Agora

E as ondas do mar trazem-me à praia. Morta. 
As ondas do mar trazem gente, essência da minha, eu deles, nós todos uns dos outros.
Somos todos nós a seguir embalados pelas ondas do mar. Todos nós. 
uma Humanidade: é a minha Humanidade, é a tua Humanidade, é a Humanidade que partilhamos. Todos. E é nela que morremos em ondas que embalam vidas mortas, em ondas que entregam à praia o sofrimento que vem lá desses outros continentes. 
Demoramo-nos nestas imagens, mas o mais grave não é sequer o que está a acontecer nas marés do Mediterrâneo. O mais grave continua a acontecer nesse longe de onde as pessoas fogem.
E ainda bem que fogem. Ainda bem que se querem salvar. Ainda bem que não desistem da vida. E ainda bem que nos incomodam no seu caminho de sobrevivência. Talvez um dia não precisem fugir.

E é o mar o grande herói. Que traz as pessoas para perto. Que traz a morte e o sofrimento para um continente que fingia ignorar o que se passa ali ao lado. As ondas do mar são como binóculos. Obrigada, mar. Agora é quase impossível ignorar.
Já quase ninguém aguenta novas imagens de famílias desesperadas. Já quase ninguém aguenta ver-se a morrer enquanto humanidade numa praia qualquer. Já quase ninguém aguenta o medo no momento da fuga. Quase, porque ainda há quem se sente confortável na sua vida, sem angústias de mundo na alma. Mas esses não nos importam agora. Já quase ninguém aguenta. Que bom!
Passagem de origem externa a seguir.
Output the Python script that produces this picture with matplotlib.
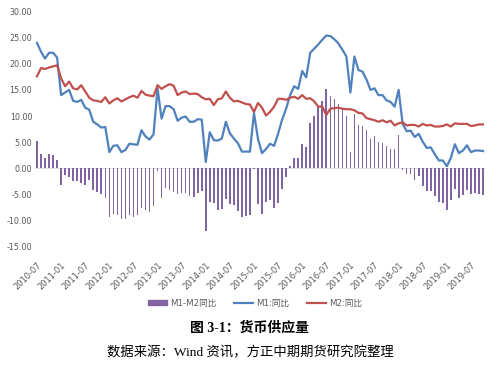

Era preciso um dia deixarmos de aguentar.
Mas este mar é também berço, maternidade. Poderá ser. Poderá ser este o momento de se sentir Humanidade. É que tudo nos dói aqui tão perto e, afinal, somos tão comuns! 

E não importa o que falhou até aqui, não faz mal ser só agora esta atenção ao outro, não faz mal termos demorado tanto. Não faz mal; já passou. Se é agora, que seja agora.